The Camden Police Department's officers' union filed a complaint this week with the state labor board, protesting the recent reorganization of the city's police force.

The Camden Police Department's officers' union filed a complaint this week with the state labor board, protesting the recent reorganization of the city's police force.

The unfair-labor-practice complaint alleges the restructuring, which puts more officers on the streets under a new crimefighting strategy, imposed major changes on the department without negotiating how those changes would affect working conditions, said Stephen Richman, an attorney for the city's Fraternal Order of Police, Lodge 1.
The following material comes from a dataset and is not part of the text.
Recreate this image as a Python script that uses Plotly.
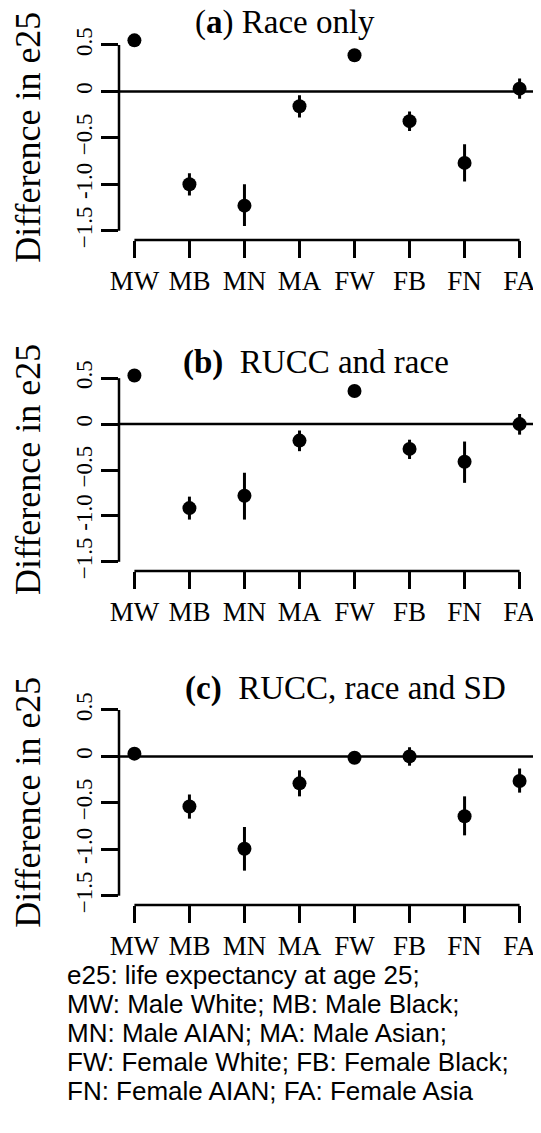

The plan, announced by state Attorney General Anne Milgram last month, has taken officers from behind desks and returned them to regular patrols. The department's homicide and narcotics units, as well as other units, have been combined into one task force, and investigators who specialized in particular areas have been put to work on other types of cases.

As of yesterday, Camden Police Chief John Scott Thomson had not been informed that a complaint was filed, but he said he had received letters from the union expressing general displeasure with the reorganization.
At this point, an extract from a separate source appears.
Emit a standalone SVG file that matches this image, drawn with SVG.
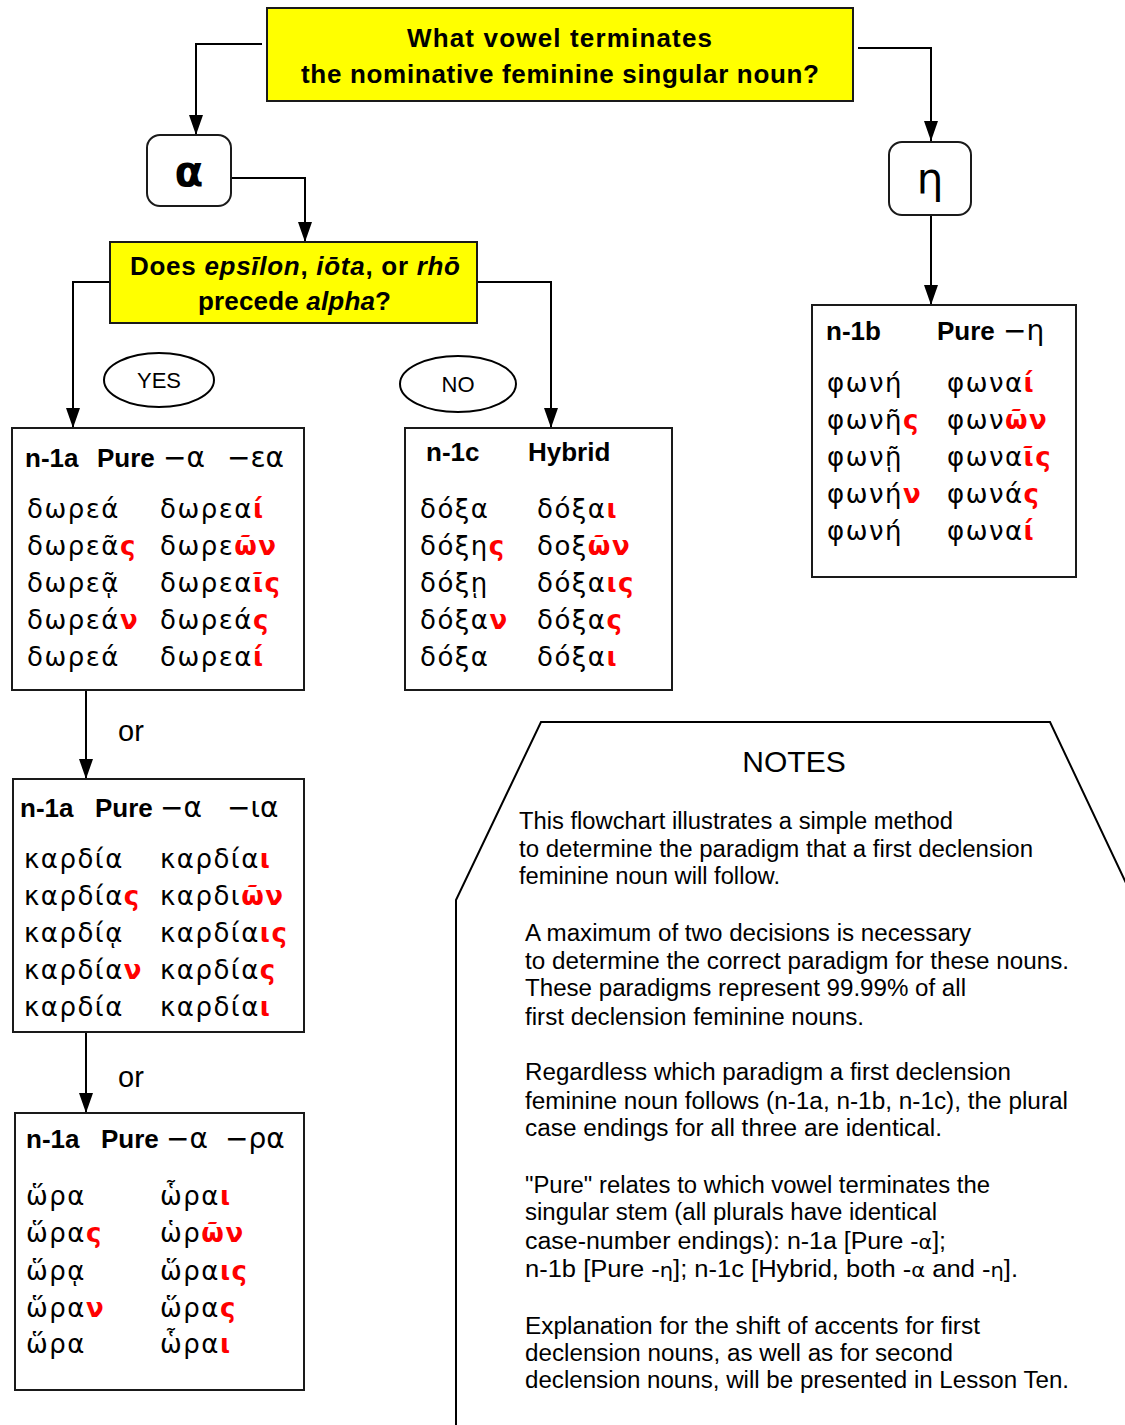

"Anytime you do a massive reorganization, there are going to be processes that you have to go through to make things work," he said. "But so far, things are going well, officers are responding, and they're stepping up to the plate."
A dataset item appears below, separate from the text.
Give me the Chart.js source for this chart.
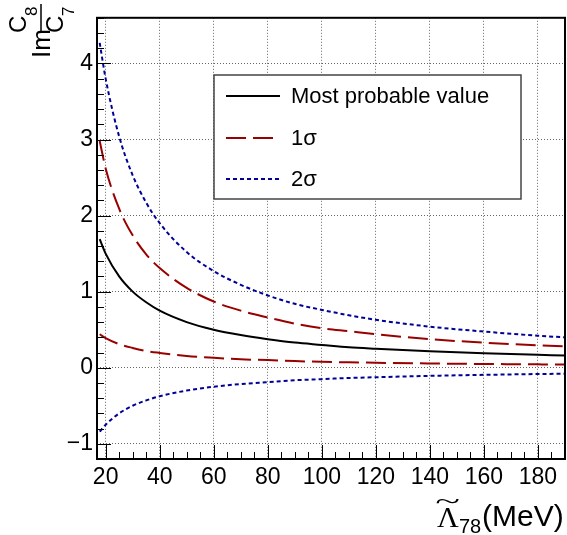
<!DOCTYPE html>
<html>
<head>
<meta charset="utf-8">
<script src="https://cdn.jsdelivr.net/npm/chart.js@4.4.1/dist/chart.umd.min.js"></script>
<style>
  body { margin: 0; background: #fff; }
  canvas { display: block; }
</style>
</head>
<body>
<canvas id="chart" width="567" height="535"></canvas>
<script>
// values
const lambdaValues = [17.8, 20, 25, 30, 35, 40, 50, 60, 70, 80, 90, 100, 110, 120, 140, 160, 180, 190];
const mostProbable = [1.69, 1.50, 1.20, 1.00, 0.86, 0.75, 0.60, 0.50, 0.43, 0.375, 0.33, 0.30, 0.27, 0.25, 0.215, 0.19, 0.17, 0.16];
const sigma1Upper  = [2.98, 2.62, 2.09, 1.74, 1.49, 1.31, 1.05, 0.87, 0.75, 0.66, 0.58, 0.52, 0.48, 0.44, 0.375, 0.33, 0.295, 0.28];
const sigma1Lower  = [0.44, 0.39, 0.31, 0.26, 0.22, 0.195, 0.155, 0.13, 0.11, 0.10, 0.087, 0.078, 0.071, 0.065, 0.056, 0.049, 0.044, 0.041];
const sigma2Upper  = [4.27, 3.80, 3.04, 2.53, 2.17, 1.90, 1.52, 1.27, 1.09, 0.95, 0.84, 0.76, 0.69, 0.63, 0.54, 0.475, 0.42, 0.40];
const sigma2Lower  = [-0.84, -0.75, -0.60, -0.50, -0.43, -0.375, -0.30, -0.25, -0.215, -0.19, -0.165, -0.15, -0.135, -0.125, -0.107, -0.094, -0.083, -0.079];

const xTickValues = [20, 40, 60, 80, 100, 120, 140, 160, 180];
const yTickValues = [-1, 0, 1, 2, 3, 4];

const FONT = '"Liberation Sans", Arial, sans-serif';
const RED = '#990000';
const BLUE = '#000099';

function pts(ys) {
  return lambdaValues.map((x, i) => ({ x: x, y: ys[i] }));
}

function lineSet(label, ys, color, dash, inLegend) {
  return {
    label: label,
    data: pts(ys),
    borderColor: color,
    borderWidth: 2,
    borderDash: dash,
    pointRadius: 0,
    fill: false,
    cubicInterpolationMode: 'monotone',
    inLegend: inLegend
  };
}

// ROOT-like frame, inner ticks, box legend and axis titles
const rootStyle = {
  id: 'rootStyle',
  afterDatasetsDraw(chart) {
    const ctx = chart.ctx;
    const xa = chart.scales.x, ya = chart.scales.y;
    const { left, right, top, bottom } = chart.chartArea;

    ctx.save();
    ctx.strokeStyle = '#000';
    ctx.lineWidth = 1;
    ctx.beginPath();
    for (let v = 20; v <= 190; v += 5) {
      const px = Math.round(xa.getPixelForValue(v)) + 0.5;
      const len = v % 20 === 0 ? 14 : 7;
      ctx.moveTo(px, bottom);
      ctx.lineTo(px, bottom - len);
    }
    for (let i = -6; i <= 23; i++) {
      const py = Math.round(ya.getPixelForValue(i / 5)) + 0.5;
      const len = i % 5 === 0 ? 14 : 7;
      ctx.moveTo(left, py);
      ctx.lineTo(left + len, py);
    }
    ctx.stroke();

    ctx.lineWidth = 2;
    ctx.strokeRect(left, top, right - left, bottom - top);

    // legend box
    const bx = 214, by = 75, bw = 307, bh = 124;
    ctx.fillStyle = '#fff';
    ctx.fillRect(bx, by, bw, bh);
    ctx.strokeStyle = '#444';
    ctx.lineWidth = 1.5;
    ctx.strokeRect(bx, by, bw, bh);
    const rowY = [96, 138, 179];
    ctx.font = '22px ' + FONT;
    ctx.textBaseline = 'middle';
    ctx.textAlign = 'left';
    chart.data.datasets.filter(d => d.inLegend).forEach((ds, i) => {
      ctx.strokeStyle = ds.borderColor;
      ctx.lineWidth = 2;
      ctx.setLineDash(ds.borderDash);
      ctx.beginPath();
      ctx.moveTo(226, rowY[i]);
      ctx.lineTo(280, rowY[i]);
      ctx.stroke();
      ctx.setLineDash([]);
      ctx.fillStyle = '#000';
      ctx.fillText(ds.label, 291, rowY[i] + 1);
    });

    // x title: tilde Lambda_78 (MeV)
    ctx.fillStyle = '#000';
    ctx.textBaseline = 'alphabetic';
    ctx.font = '30px "Liberation Serif", "Times New Roman", serif';
    ctx.fillText('\u039B', 437, 527);
    ctx.save();
    ctx.translate(447.5, 509);
    ctx.scale(1.9, 1);
    ctx.textAlign = 'center';
    ctx.font = '24px "Liberation Serif", serif';
    ctx.fillText('~', 0, 0);
    ctx.restore();
    ctx.font = '20px ' + FONT;
    ctx.fillText('78', 459, 533);
    ctx.font = '30px ' + FONT;
    ctx.fillText('(MeV)', 482, 526);

    // y title: Im C8/C7, rotated
    ctx.save();
    ctx.translate(0, 60);
    ctx.rotate(-Math.PI / 2);
    ctx.font = '26px ' + FONT;
    ctx.fillText('Im', 2, 50);
    ctx.font = '24px ' + FONT;
    ctx.fillText('C', 27, 26);
    ctx.fillText('C', 27, 63);
    ctx.font = '17px ' + FONT;
    ctx.fillText('8', 44, 37);
    ctx.fillText('7', 44, 74);
    ctx.lineWidth = 1.5;
    ctx.strokeStyle = '#000';
    ctx.beginPath();
    ctx.moveTo(27, 41);
    ctx.lineTo(56, 41);
    ctx.stroke();
    ctx.restore();

    ctx.restore();
  }
};

const gridStyle = {
  color: 'rgba(0,0,0,0.6)',
  lineWidth: 1,
  drawTicks: false
};

new Chart(document.getElementById('chart'), {
  type: 'line',
  data: {
    datasets: [
      lineSet('Most probable value', mostProbable, '#000', [], true),
      lineSet('1\u03C3', sigma1Upper, RED, [20, 7], true),
      lineSet('2\u03C3', sigma2Upper, BLUE, [4, 3], true),
      lineSet('1\u03C3 low', sigma1Lower, RED, [20, 7], false),
      lineSet('2\u03C3 low', sigma2Lower, BLUE, [4, 3], false)
    ]
  },
  options: {
    responsive: false,
    animation: false,
    layout: { padding: { top: 5, right: 2, left: 0, bottom: 0 } },
    plugins: { legend: { display: false }, tooltip: { enabled: false } },
    scales: {
      x: {
        type: 'linear',
        min: 16.8,
        max: 190,
        afterBuildTicks: s => { s.ticks = xTickValues.map(v => ({ value: v })); },
        afterFit: s => { s.height = 76; },
        grid: gridStyle,
        border: { display: false, dash: [1, 2] },
        ticks: { color: '#000', font: { family: FONT, size: 23 }, padding: 5, maxRotation: 0 }
      },
      y: {
        type: 'linear',
        min: -1.2,
        max: 4.6,
        afterBuildTicks: s => { s.ticks = yTickValues.map(v => ({ value: v })); },
        afterFit: s => { s.width = 97; },
        grid: gridStyle,
        border: { display: false, dash: [1, 2] },
        ticks: {
          color: '#000',
          font: { family: FONT, size: 23 },
          padding: 4,
          callback: v => v < 0 ? '\u2212' + Math.abs(v) : String(v)
        }
      }
    }
  },
  plugins: [rootStyle]
});
</script>
</body>
</html>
John Williamson, president of the city's FOP, said many officers are unhappy with the new structure, which has disrupted their schedules and dramatically increased their workload by requiring them to work in multiple capacities.

For instance, some detectives are assigned to work on homicides for a few days, Williamson said, then switched to patrol for the rest of the week. That means they can't follow up on investigations they started.

"I think that a majority of the patrolmen are dedicated to their jobs enough that when given the opportunity, they're going to do their job to the best of their abilities," Williamson said. "Many of them are worried they won't be able to dedicate the time needed to the job under these circumstances."

Williamson also said the reorganization would work more smoothly if the 414-member department hired more officers and phased in the changes gradually.

The complaint was sent to the Public Employment Relations Commission in Trenton on Wednesday.